Without the pictures, extract every line from the start of the material to the line containing "0.773, 0.785, 0.797, 0.808, 0.818]", both ends included.

**Provided data**.
━━━━━━━━━━

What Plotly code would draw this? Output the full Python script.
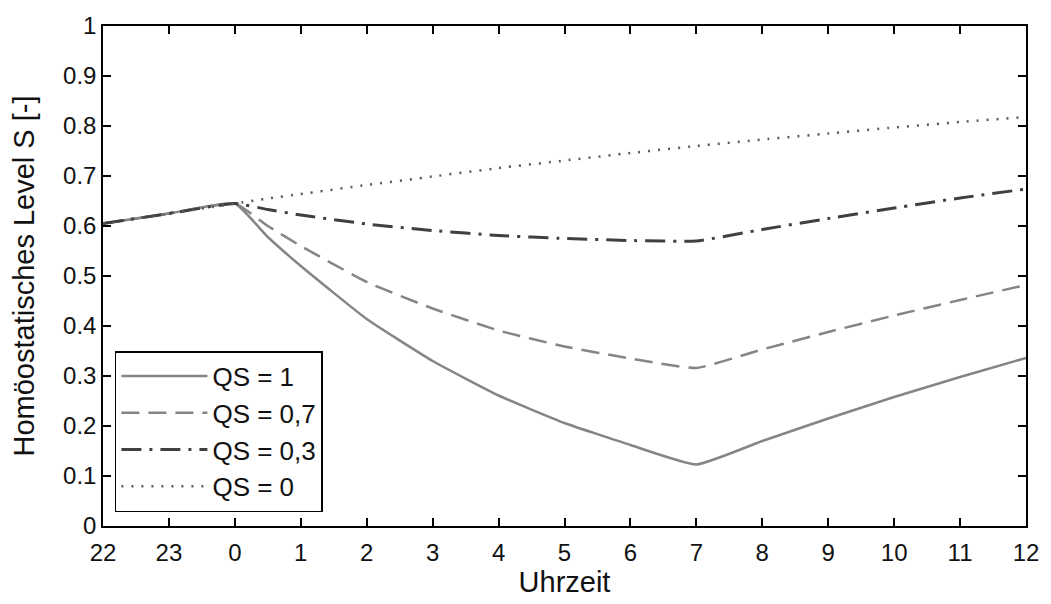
import plotly.graph_objects as go

# Hours relative to midnight (-2 = 22 Uhr ... 12 = 12 Uhr)
hours = [-2, -1, 0, 0.5, 1, 2, 3, 4, 5, 6, 7, 8, 9, 10, 11, 12]
tick_vals = [-2, -1, 0, 1, 2, 3, 4, 5, 6, 7, 8, 9, 10, 11, 12]
tick_text = ["22", "23", "0", "1", "2", "3", "4", "5", "6", "7", "8", "9", "10", "11", "12"]
y_ticks = [0, 0.1, 0.2, 0.3, 0.4, 0.5, 0.6, 0.7, 0.8, 0.9, 1]

s_qs1 = [0.605, 0.625, 0.645, 0.578, 0.520, 0.414, 0.330, 0.261, 0.206, 0.162, 0.123,
         0.170, 0.215, 0.258, 0.298, 0.336]
s_qs07 = [0.605, 0.625, 0.645, 0.600, 0.560, 0.488, 0.435, 0.391, 0.359, 0.335, 0.316,
          0.353, 0.388, 0.421, 0.452, 0.482]
s_qs03 = [0.605, 0.625, 0.645, 0.633, 0.622, 0.604, 0.591, 0.581, 0.575, 0.571, 0.570,
          0.593, 0.615, 0.636, 0.656, 0.674]
s_qs0 = [0.605, 0.625, 0.645, 0.655, 0.664, 0.682, 0.699, 0.716, 0.731, 0.746, 0.760,
         0.773, 0.785, 0.797, 0.808, 0.818]

series = [
    ("QS = 1", s_qs1, "#858585", 2.5, "solid"),
    ("QS = 0,7", s_qs07, "#858585", 2.5, "18px,9px"),
    ("QS = 0,3", s_qs03, "#404040", 3, "20px,8px,3px,8px"),
    ("QS = 0", s_qs0, "#5a5a5a", 2.5, "2px,8px"),
]

fig = go.Figure()
for name, vals, color, width, dash in series:
    fig.add_trace(go.Scatter(
        x=hours, y=vals, mode="lines", name=name,
        line=dict(color=color, width=width, dash=dash, shape="spline", smoothing=0.4),
    ))

font_family = "Liberation Sans, Arial, sans-serif"
fig.update_layout(
    width=1051, height=604,
    margin=dict(l=103, r=18, t=22, b=76),
    paper_bgcolor="white", plot_bgcolor="white",
    font=dict(family=font_family, size=24, color="#111111"),
    showlegend=True,
    legend=dict(
        x=0.0129, y=0.028, xanchor="left", yanchor="bottom",
        bordercolor="black", borderwidth=1.5, bgcolor="white",
        font=dict(size=26), tracegroupgap=0, itemwidth=86,
    ),
    xaxis=dict(
        range=[-2, 12], tickmode="array", tickvals=tick_vals, ticktext=tick_text,
        showgrid=False, zeroline=False, showline=True, linecolor="black", linewidth=1.5,
        mirror="ticks", ticks="inside", ticklen=8, tickcolor="black", tickwidth=1.5,
        ticklabelstandoff=4,
        title=dict(text="Uhrzeit", standoff=6),
    ),
    yaxis=dict(
        range=[0, 1], tickmode="array", tickvals=y_ticks,
        showgrid=False, zeroline=False, showline=True, linecolor="black", linewidth=1.5,
        mirror="ticks", ticks="inside", ticklen=8, tickcolor="black", tickwidth=1.5,
        title=dict(text="Homöostatisches Level S [-]", standoff=20),
    ),
)

fig.write_html("out.html")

━━━━━━━━━━

**Result below**.
What Plotly code would draw this? Output the full Python script.
import plotly.graph_objects as go

# Hours relative to midnight (-2 = 22 Uhr ... 12 = 12 Uhr)
hours = [-2, -1, 0, 0.5, 1, 2, 3, 4, 5, 6, 7, 8, 9, 10, 11, 12]
tick_vals = [-2, -1, 0, 1, 2, 3, 4, 5, 6, 7, 8, 9, 10, 11, 12]
tick_text = ["22", "23", "0", "1", "2", "3", "4", "5", "6", "7", "8", "9", "10", "11", "12"]
y_ticks = [0, 0.1, 0.2, 0.3, 0.4, 0.5, 0.6, 0.7, 0.8, 0.9, 1]

s_qs1 = [0.605, 0.625, 0.645, 0.578, 0.520, 0.414, 0.330, 0.261, 0.206, 0.162, 0.123,
         0.170, 0.215, 0.258, 0.298, 0.336]
s_qs07 = [0.605, 0.625, 0.645, 0.600, 0.560, 0.488, 0.435, 0.391, 0.359, 0.335, 0.316,
          0.353, 0.388, 0.421, 0.452, 0.482]
s_qs03 = [0.605, 0.625, 0.645, 0.633, 0.622, 0.604, 0.591, 0.581, 0.575, 0.571, 0.570,
          0.593, 0.615, 0.636, 0.656, 0.674]
s_qs0 = [0.605, 0.625, 0.645, 0.655, 0.664, 0.682, 0.699, 0.716, 0.731, 0.746, 0.760,
         0.773, 0.785, 0.797, 0.808, 0.818]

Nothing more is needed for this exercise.